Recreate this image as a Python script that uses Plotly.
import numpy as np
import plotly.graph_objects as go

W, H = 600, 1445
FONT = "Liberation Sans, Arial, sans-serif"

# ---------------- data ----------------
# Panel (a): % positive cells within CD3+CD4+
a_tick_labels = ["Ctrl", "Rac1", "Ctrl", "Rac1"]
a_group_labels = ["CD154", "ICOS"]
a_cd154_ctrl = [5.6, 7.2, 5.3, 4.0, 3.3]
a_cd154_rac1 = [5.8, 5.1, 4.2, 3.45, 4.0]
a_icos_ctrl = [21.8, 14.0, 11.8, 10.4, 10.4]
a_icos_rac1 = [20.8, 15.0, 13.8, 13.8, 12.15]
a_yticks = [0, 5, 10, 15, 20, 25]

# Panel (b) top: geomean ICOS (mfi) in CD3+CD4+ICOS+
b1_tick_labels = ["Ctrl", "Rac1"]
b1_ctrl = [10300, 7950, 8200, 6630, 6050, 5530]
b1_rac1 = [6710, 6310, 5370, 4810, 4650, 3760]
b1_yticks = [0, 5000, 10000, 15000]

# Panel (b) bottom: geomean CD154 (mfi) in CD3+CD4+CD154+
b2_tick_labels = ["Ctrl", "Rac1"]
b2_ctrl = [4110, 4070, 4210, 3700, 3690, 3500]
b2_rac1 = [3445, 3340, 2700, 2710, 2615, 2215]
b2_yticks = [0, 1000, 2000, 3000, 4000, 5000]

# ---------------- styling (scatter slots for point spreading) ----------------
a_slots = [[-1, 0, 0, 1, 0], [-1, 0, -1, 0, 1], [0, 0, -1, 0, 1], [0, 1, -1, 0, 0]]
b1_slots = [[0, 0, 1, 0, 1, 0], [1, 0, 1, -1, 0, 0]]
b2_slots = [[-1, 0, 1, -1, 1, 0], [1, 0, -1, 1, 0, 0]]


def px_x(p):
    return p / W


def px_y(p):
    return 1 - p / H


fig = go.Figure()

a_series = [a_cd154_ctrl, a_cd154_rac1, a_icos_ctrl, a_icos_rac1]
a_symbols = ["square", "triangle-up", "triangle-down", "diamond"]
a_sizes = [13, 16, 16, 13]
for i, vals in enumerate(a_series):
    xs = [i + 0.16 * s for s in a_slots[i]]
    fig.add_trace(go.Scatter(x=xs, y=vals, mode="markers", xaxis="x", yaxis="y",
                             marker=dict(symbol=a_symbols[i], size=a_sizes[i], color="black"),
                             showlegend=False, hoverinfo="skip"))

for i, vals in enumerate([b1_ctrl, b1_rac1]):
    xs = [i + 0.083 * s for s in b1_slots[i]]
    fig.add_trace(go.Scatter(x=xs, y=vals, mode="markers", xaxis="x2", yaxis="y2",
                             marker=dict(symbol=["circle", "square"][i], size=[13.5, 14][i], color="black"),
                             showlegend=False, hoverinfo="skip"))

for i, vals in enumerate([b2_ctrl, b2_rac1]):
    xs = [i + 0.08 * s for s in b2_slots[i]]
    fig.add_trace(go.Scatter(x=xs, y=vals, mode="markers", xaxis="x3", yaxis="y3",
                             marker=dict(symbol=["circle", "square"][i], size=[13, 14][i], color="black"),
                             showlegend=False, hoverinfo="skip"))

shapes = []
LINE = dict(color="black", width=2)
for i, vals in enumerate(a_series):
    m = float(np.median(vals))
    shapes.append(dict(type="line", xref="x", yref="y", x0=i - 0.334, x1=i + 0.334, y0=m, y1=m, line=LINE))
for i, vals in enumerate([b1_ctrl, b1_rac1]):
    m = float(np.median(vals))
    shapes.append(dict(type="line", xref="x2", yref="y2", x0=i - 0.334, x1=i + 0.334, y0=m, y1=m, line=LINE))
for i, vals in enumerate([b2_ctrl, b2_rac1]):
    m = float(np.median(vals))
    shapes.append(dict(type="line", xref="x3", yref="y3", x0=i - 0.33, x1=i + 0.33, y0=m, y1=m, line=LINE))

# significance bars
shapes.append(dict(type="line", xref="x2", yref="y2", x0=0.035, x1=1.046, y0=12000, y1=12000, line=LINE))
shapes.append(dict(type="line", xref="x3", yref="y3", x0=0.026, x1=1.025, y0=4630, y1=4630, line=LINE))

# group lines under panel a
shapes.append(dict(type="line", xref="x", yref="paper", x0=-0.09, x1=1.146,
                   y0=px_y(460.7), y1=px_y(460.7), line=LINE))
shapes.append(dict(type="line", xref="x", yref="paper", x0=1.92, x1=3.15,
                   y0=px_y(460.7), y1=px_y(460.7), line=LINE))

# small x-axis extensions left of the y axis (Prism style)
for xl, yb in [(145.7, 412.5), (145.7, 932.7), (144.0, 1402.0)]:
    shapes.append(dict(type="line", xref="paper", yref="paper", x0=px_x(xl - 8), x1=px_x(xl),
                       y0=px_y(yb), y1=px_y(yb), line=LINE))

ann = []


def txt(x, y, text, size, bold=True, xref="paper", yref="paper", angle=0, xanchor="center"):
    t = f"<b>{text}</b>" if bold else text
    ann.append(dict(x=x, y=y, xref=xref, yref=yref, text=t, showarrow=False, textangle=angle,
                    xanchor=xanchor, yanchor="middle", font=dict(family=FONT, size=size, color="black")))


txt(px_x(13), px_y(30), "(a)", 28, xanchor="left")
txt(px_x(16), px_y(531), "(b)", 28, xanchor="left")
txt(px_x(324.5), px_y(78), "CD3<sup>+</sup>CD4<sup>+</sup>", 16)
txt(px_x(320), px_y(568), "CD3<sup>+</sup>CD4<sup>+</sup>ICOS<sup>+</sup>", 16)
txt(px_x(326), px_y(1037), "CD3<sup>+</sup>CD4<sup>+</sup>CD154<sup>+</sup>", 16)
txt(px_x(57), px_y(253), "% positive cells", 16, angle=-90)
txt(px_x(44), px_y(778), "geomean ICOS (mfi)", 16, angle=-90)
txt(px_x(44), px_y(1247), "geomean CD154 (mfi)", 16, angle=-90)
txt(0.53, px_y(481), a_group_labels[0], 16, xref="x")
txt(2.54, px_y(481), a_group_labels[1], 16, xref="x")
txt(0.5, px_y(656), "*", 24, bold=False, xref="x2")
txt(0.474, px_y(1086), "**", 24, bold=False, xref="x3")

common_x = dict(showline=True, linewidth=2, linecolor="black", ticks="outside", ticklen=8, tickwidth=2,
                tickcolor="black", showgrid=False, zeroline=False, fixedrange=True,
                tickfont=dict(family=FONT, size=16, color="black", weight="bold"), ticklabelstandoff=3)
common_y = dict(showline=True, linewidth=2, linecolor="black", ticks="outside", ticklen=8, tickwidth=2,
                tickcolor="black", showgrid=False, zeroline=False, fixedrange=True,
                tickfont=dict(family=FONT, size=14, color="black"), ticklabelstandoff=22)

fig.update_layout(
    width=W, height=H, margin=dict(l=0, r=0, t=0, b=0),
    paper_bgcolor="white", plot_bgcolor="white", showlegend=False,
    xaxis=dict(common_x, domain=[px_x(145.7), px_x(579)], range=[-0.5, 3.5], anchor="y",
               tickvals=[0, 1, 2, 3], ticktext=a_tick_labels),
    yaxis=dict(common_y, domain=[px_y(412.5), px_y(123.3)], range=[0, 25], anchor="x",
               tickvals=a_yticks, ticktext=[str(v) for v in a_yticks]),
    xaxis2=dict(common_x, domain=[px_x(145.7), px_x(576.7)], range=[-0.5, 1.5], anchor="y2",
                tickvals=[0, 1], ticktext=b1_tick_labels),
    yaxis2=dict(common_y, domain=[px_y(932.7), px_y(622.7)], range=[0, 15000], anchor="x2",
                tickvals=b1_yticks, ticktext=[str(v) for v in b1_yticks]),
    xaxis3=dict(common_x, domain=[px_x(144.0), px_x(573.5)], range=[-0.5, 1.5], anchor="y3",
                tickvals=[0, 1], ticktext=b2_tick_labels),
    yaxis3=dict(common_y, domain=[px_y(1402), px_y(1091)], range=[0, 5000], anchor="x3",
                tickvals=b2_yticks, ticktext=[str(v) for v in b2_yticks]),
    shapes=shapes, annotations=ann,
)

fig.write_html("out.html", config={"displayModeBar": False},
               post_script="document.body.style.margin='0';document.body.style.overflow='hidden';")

TASK DETAILS
The lines from the top of the data above down to the line containing "return p / W" are to be copied exactly; no other line should appear.

EXERCISE ANSWER
Recreate this image as a Python script that uses Plotly.
import numpy as np
import plotly.graph_objects as go

W, H = 600, 1445
FONT = "Liberation Sans, Arial, sans-serif"

# ---------------- data ----------------
# Panel (a): % positive cells within CD3+CD4+
a_tick_labels = ["Ctrl", "Rac1", "Ctrl", "Rac1"]
a_group_labels = ["CD154", "ICOS"]
a_cd154_ctrl = [5.6, 7.2, 5.3, 4.0, 3.3]
a_cd154_rac1 = [5.8, 5.1, 4.2, 3.45, 4.0]
a_icos_ctrl = [21.8, 14.0, 11.8, 10.4, 10.4]
a_icos_rac1 = [20.8, 15.0, 13.8, 13.8, 12.15]
a_yticks = [0, 5, 10, 15, 20, 25]

# Panel (b) top: geomean ICOS (mfi) in CD3+CD4+ICOS+
b1_tick_labels = ["Ctrl", "Rac1"]
b1_ctrl = [10300, 7950, 8200, 6630, 6050, 5530]
b1_rac1 = [6710, 6310, 5370, 4810, 4650, 3760]
b1_yticks = [0, 5000, 10000, 15000]

# Panel (b) bottom: geomean CD154 (mfi) in CD3+CD4+CD154+
b2_tick_labels = ["Ctrl", "Rac1"]
b2_ctrl = [4110, 4070, 4210, 3700, 3690, 3500]
b2_rac1 = [3445, 3340, 2700, 2710, 2615, 2215]
b2_yticks = [0, 1000, 2000, 3000, 4000, 5000]

# ---------------- styling (scatter slots for point spreading) ----------------
a_slots = [[-1, 0, 0, 1, 0], [-1, 0, -1, 0, 1], [0, 0, -1, 0, 1], [0, 1, -1, 0, 0]]
b1_slots = [[0, 0, 1, 0, 1, 0], [1, 0, 1, -1, 0, 0]]
b2_slots = [[-1, 0, 1, -1, 1, 0], [1, 0, -1, 1, 0, 0]]


def px_x(p):
    return p / W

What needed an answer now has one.